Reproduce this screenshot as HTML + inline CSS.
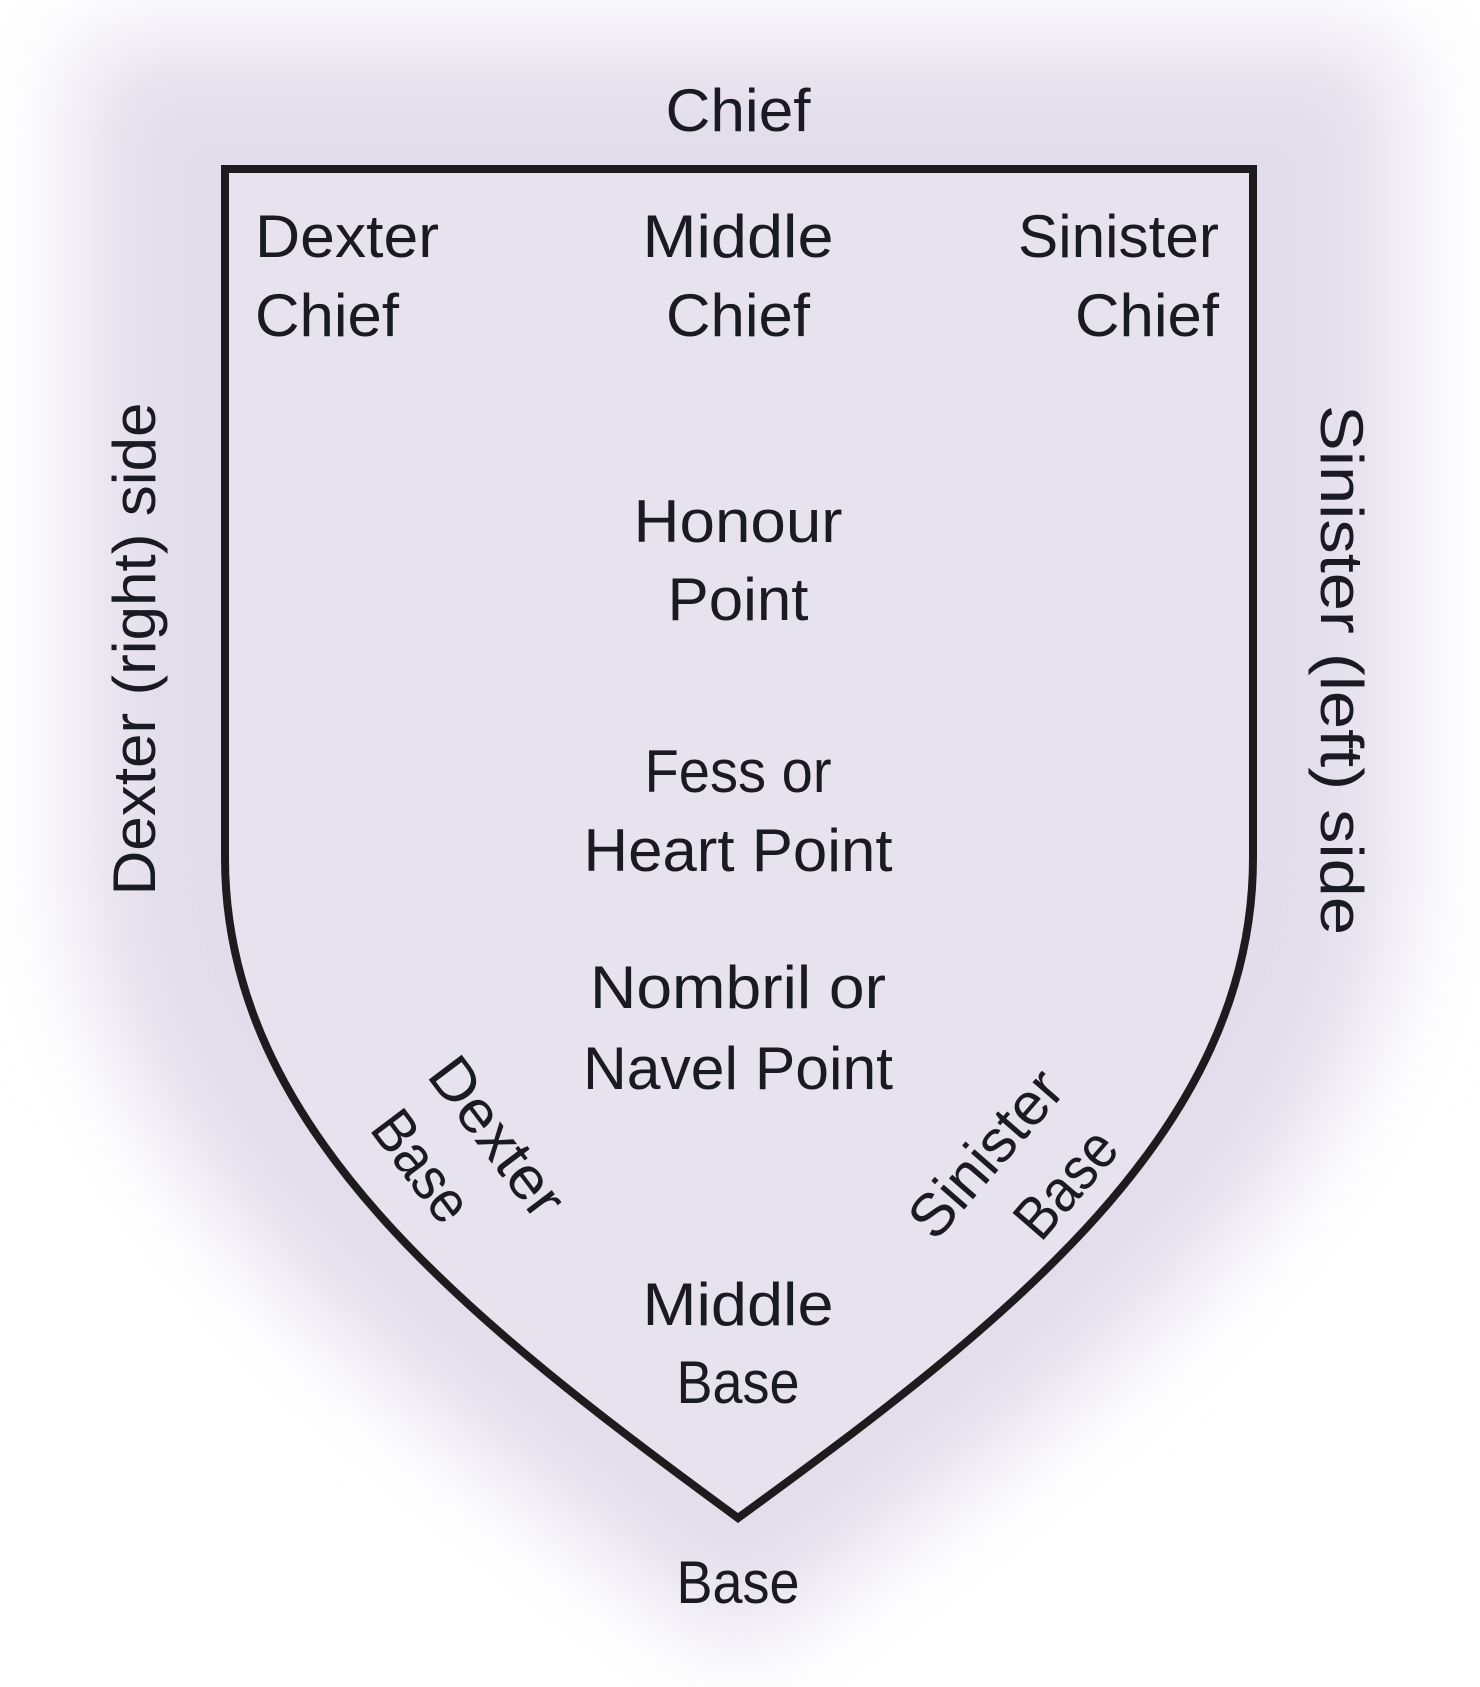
<!DOCTYPE html>
<html><head><meta charset="utf-8"><style>
html,body{margin:0;padding:0;background:#fff}
svg{display:block}
text{font-family:"Liberation Sans",sans-serif;font-size:60px;fill:#1a1a22;text-anchor:middle}
</style></head><body>
<svg width="1480" height="1687" viewBox="0 0 1480 1687" xmlns="http://www.w3.org/2000/svg">
<defs>
<filter id="b" x="-30%" y="-30%" width="160%" height="160%"><feGaussianBlur stdDeviation="50"/></filter>
</defs>
<path d="M80 40 L1400 40 L1400 860 C1400 1200 990 1450 738 1650 C490 1450 80 1200 80 860 Z" fill="#e2ddeb" filter="url(#b)"/>
<path d="M225 169 L1253 169 L1253 858 C1253 1130 1010 1320 738 1518 C468 1320 225 1130 225 858 Z" fill="#e6e2ee" stroke="#1c1c1f" stroke-width="8" stroke-linejoin="miter"/>
<text x="738" y="131" textLength="145" lengthAdjust="spacingAndGlyphs">Chief</text>
<text x="255" y="257" style="text-anchor:start" textLength="184" lengthAdjust="spacingAndGlyphs">Dexter</text>
<text x="255" y="336" style="text-anchor:start" textLength="144" lengthAdjust="spacingAndGlyphs">Chief</text>
<text x="738" y="257" textLength="191" lengthAdjust="spacingAndGlyphs">Middle</text>
<text x="738" y="336" textLength="144" lengthAdjust="spacingAndGlyphs">Chief</text>
<text x="1219" y="257" style="text-anchor:end" textLength="201" lengthAdjust="spacingAndGlyphs">Sinister</text>
<text x="1219" y="336" style="text-anchor:end" textLength="144" lengthAdjust="spacingAndGlyphs">Chief</text>
<text x="738" y="542" textLength="209" lengthAdjust="spacingAndGlyphs">Honour</text>
<text x="738" y="620" textLength="141" lengthAdjust="spacingAndGlyphs">Point</text>
<text x="738" y="792" textLength="187" lengthAdjust="spacingAndGlyphs">Fess or</text>
<text x="738" y="871" textLength="309" lengthAdjust="spacingAndGlyphs">Heart Point</text>
<text x="738" y="1008" textLength="296" lengthAdjust="spacingAndGlyphs">Nombril or</text>
<text x="738" y="1089" textLength="310" lengthAdjust="spacingAndGlyphs">Navel Point</text>
<text x="738" y="1325" textLength="191" lengthAdjust="spacingAndGlyphs">Middle</text>
<text x="738" y="1403" textLength="123" lengthAdjust="spacingAndGlyphs">Base</text>
<text x="738" y="1603" textLength="123" lengthAdjust="spacingAndGlyphs">Base</text>
<text transform="translate(155,649) rotate(-90)" x="0" y="0" textLength="493" lengthAdjust="spacingAndGlyphs">Dexter (right) side</text>
<text transform="translate(1321,670) rotate(90)" x="0" y="0" textLength="530" lengthAdjust="spacingAndGlyphs">Sinister (left) side</text>
<g transform="translate(481,1149) rotate(53)">
<text x="0" y="0" textLength="184" lengthAdjust="spacingAndGlyphs">Dexter</text>
<text x="-22" y="78" textLength="123" lengthAdjust="spacingAndGlyphs">Base</text>
</g>
<g transform="translate(1001,1167) rotate(-49)">
<text x="0" y="0" textLength="201" lengthAdjust="spacingAndGlyphs">Sinister</text>
<text x="30" y="80" textLength="123" lengthAdjust="spacingAndGlyphs">Base</text>
</g>
</svg>
</body></html>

========================

THE EXERCISE: Copy out all of the data word for word. Do not carry over any picture.

OUTPUT OF THE TASK:
Reproduce this screenshot as HTML + inline CSS.
<!DOCTYPE html>
<html><head><meta charset="utf-8"><style>
html,body{margin:0;padding:0;background:#fff}
svg{display:block}
text{font-family:"Liberation Sans",sans-serif;font-size:60px;fill:#1a1a22;text-anchor:middle}
</style></head><body>
<svg width="1480" height="1687" viewBox="0 0 1480 1687" xmlns="http://www.w3.org/2000/svg">
<defs>
<filter id="b" x="-30%" y="-30%" width="160%" height="160%"><feGaussianBlur stdDeviation="50"/></filter>
</defs>
<path d="M80 40 L1400 40 L1400 860 C1400 1200 990 1450 738 1650 C490 1450 80 1200 80 860 Z" fill="#e2ddeb" filter="url(#b)"/>
<path d="M225 169 L1253 169 L1253 858 C1253 1130 1010 1320 738 1518 C468 1320 225 1130 225 858 Z" fill="#e6e2ee" stroke="#1c1c1f" stroke-width="8" stroke-linejoin="miter"/>
<text x="738" y="131" textLength="145" lengthAdjust="spacingAndGlyphs">Chief</text>
<text x="255" y="257" style="text-anchor:start" textLength="184" lengthAdjust="spacingAndGlyphs">Dexter</text>
<text x="255" y="336" style="text-anchor:start" textLength="144" lengthAdjust="spacingAndGlyphs">Chief</text>
<text x="738" y="257" textLength="191" lengthAdjust="spacingAndGlyphs">Middle</text>
<text x="738" y="336" textLength="144" lengthAdjust="spacingAndGlyphs">Chief</text>
<text x="1219" y="257" style="text-anchor:end" textLength="201" lengthAdjust="spacingAndGlyphs">Sinister</text>
<text x="1219" y="336" style="text-anchor:end" textLength="144" lengthAdjust="spacingAndGlyphs">Chief</text>
<text x="738" y="542" textLength="209" lengthAdjust="spacingAndGlyphs">Honour</text>
<text x="738" y="620" textLength="141" lengthAdjust="spacingAndGlyphs">Point</text>
<text x="738" y="792" textLength="187" lengthAdjust="spacingAndGlyphs">Fess or</text>
<text x="738" y="871" textLength="309" lengthAdjust="spacingAndGlyphs">Heart Point</text>
<text x="738" y="1008" textLength="296" lengthAdjust="spacingAndGlyphs">Nombril or</text>
<text x="738" y="1089" textLength="310" lengthAdjust="spacingAndGlyphs">Navel Point</text>
<text x="738" y="1325" textLength="191" lengthAdjust="spacingAndGlyphs">Middle</text>
<text x="738" y="1403" textLength="123" lengthAdjust="spacingAndGlyphs">Base</text>
<text x="738" y="1603" textLength="123" lengthAdjust="spacingAndGlyphs">Base</text>
<text transform="translate(155,649) rotate(-90)" x="0" y="0" textLength="493" lengthAdjust="spacingAndGlyphs">Dexter (right) side</text>
<text transform="translate(1321,670) rotate(90)" x="0" y="0" textLength="530" lengthAdjust="spacingAndGlyphs">Sinister (left) side</text>
<g transform="translate(481,1149) rotate(53)">
<text x="0" y="0" textLength="184" lengthAdjust="spacingAndGlyphs">Dexter</text>
<text x="-22" y="78" textLength="123" lengthAdjust="spacingAndGlyphs">Base</text>
</g>
<g transform="translate(1001,1167) rotate(-49)">
<text x="0" y="0" textLength="201" lengthAdjust="spacingAndGlyphs">Sinister</text>
<text x="30" y="80" textLength="123" lengthAdjust="spacingAndGlyphs">Base</text>
</g>
</svg>
</body></html>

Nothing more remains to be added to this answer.